**BRIEF:**
Copy from the first line below down to and including the line with "GRAY = '#868686'". Skip the pictures.

•••••

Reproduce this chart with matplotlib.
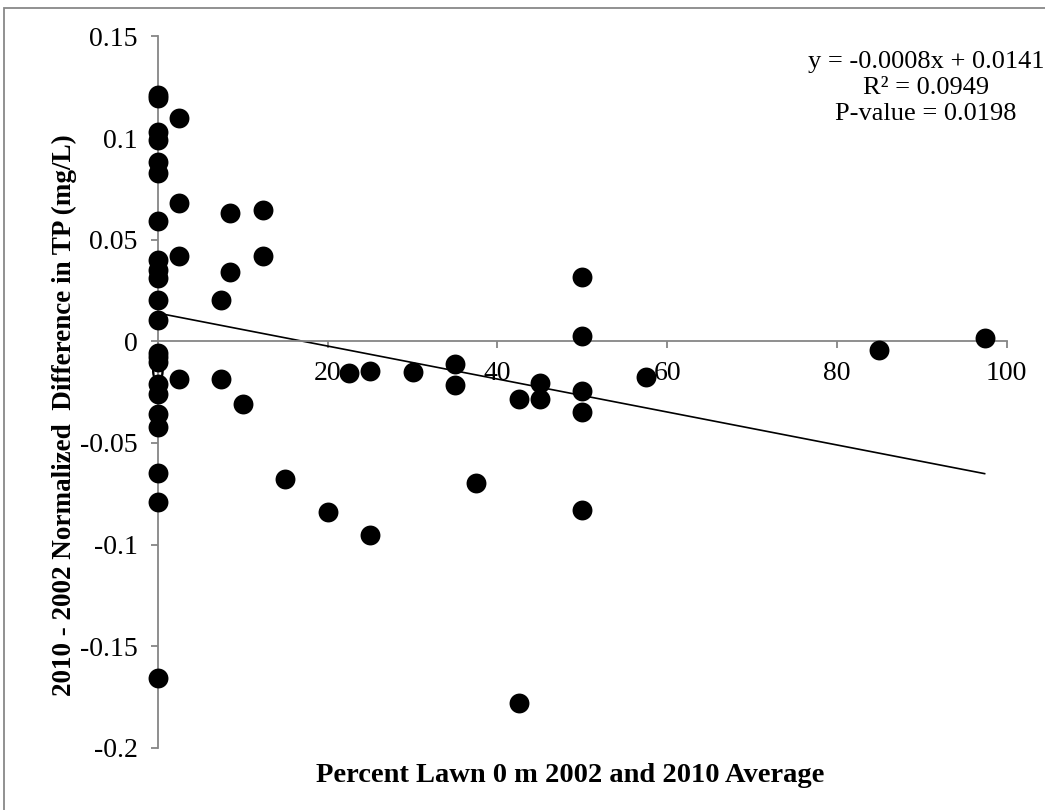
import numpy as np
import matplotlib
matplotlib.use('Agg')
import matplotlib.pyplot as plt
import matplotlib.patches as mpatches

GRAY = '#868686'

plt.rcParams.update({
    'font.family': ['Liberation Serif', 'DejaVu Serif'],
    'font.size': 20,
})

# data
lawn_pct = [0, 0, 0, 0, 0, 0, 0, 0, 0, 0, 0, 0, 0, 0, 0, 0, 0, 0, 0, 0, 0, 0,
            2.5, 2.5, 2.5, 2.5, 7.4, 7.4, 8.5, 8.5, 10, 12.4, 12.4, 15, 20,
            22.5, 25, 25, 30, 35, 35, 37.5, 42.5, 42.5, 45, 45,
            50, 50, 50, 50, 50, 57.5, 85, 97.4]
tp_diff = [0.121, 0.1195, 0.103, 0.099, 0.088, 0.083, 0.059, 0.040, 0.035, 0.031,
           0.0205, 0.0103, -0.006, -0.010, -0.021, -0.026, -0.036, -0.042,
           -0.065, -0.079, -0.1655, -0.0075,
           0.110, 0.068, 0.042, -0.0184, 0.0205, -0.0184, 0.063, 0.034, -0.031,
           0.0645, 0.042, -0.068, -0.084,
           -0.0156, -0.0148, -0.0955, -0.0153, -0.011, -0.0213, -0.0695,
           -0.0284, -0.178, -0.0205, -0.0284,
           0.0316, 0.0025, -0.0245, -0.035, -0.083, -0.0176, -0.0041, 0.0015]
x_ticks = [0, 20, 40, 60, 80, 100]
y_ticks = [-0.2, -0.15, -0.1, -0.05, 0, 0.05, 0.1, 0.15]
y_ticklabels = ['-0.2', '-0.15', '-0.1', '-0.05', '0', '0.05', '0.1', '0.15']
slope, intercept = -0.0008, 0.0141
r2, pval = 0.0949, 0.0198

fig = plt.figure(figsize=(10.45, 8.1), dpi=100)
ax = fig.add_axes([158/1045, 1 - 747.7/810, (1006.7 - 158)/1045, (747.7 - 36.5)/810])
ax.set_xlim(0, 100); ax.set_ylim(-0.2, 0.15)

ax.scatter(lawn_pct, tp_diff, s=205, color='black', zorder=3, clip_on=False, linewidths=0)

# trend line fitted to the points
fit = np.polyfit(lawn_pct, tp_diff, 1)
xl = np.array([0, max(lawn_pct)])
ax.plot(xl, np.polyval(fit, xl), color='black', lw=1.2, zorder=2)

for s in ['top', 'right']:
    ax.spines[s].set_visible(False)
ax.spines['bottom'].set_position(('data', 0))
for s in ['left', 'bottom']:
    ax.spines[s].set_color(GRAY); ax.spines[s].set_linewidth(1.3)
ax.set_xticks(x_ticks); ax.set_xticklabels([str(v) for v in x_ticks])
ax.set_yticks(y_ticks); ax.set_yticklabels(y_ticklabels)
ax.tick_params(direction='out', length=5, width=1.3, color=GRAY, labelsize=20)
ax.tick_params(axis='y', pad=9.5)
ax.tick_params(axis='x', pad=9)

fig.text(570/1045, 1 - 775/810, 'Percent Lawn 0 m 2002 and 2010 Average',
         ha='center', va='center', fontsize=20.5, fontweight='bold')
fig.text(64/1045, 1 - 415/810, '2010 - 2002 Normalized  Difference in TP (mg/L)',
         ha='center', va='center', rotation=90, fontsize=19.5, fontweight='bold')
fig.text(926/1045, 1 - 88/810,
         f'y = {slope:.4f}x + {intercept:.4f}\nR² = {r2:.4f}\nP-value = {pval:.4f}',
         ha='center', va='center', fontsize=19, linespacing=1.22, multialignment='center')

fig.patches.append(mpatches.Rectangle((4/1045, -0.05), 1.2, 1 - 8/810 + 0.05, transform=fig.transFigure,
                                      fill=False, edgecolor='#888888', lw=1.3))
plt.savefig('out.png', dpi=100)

•••••

**TASK OUTPUT:**
Reproduce this chart with matplotlib.
import numpy as np
import matplotlib
matplotlib.use('Agg')
import matplotlib.pyplot as plt
import matplotlib.patches as mpatches

GRAY = '#868686'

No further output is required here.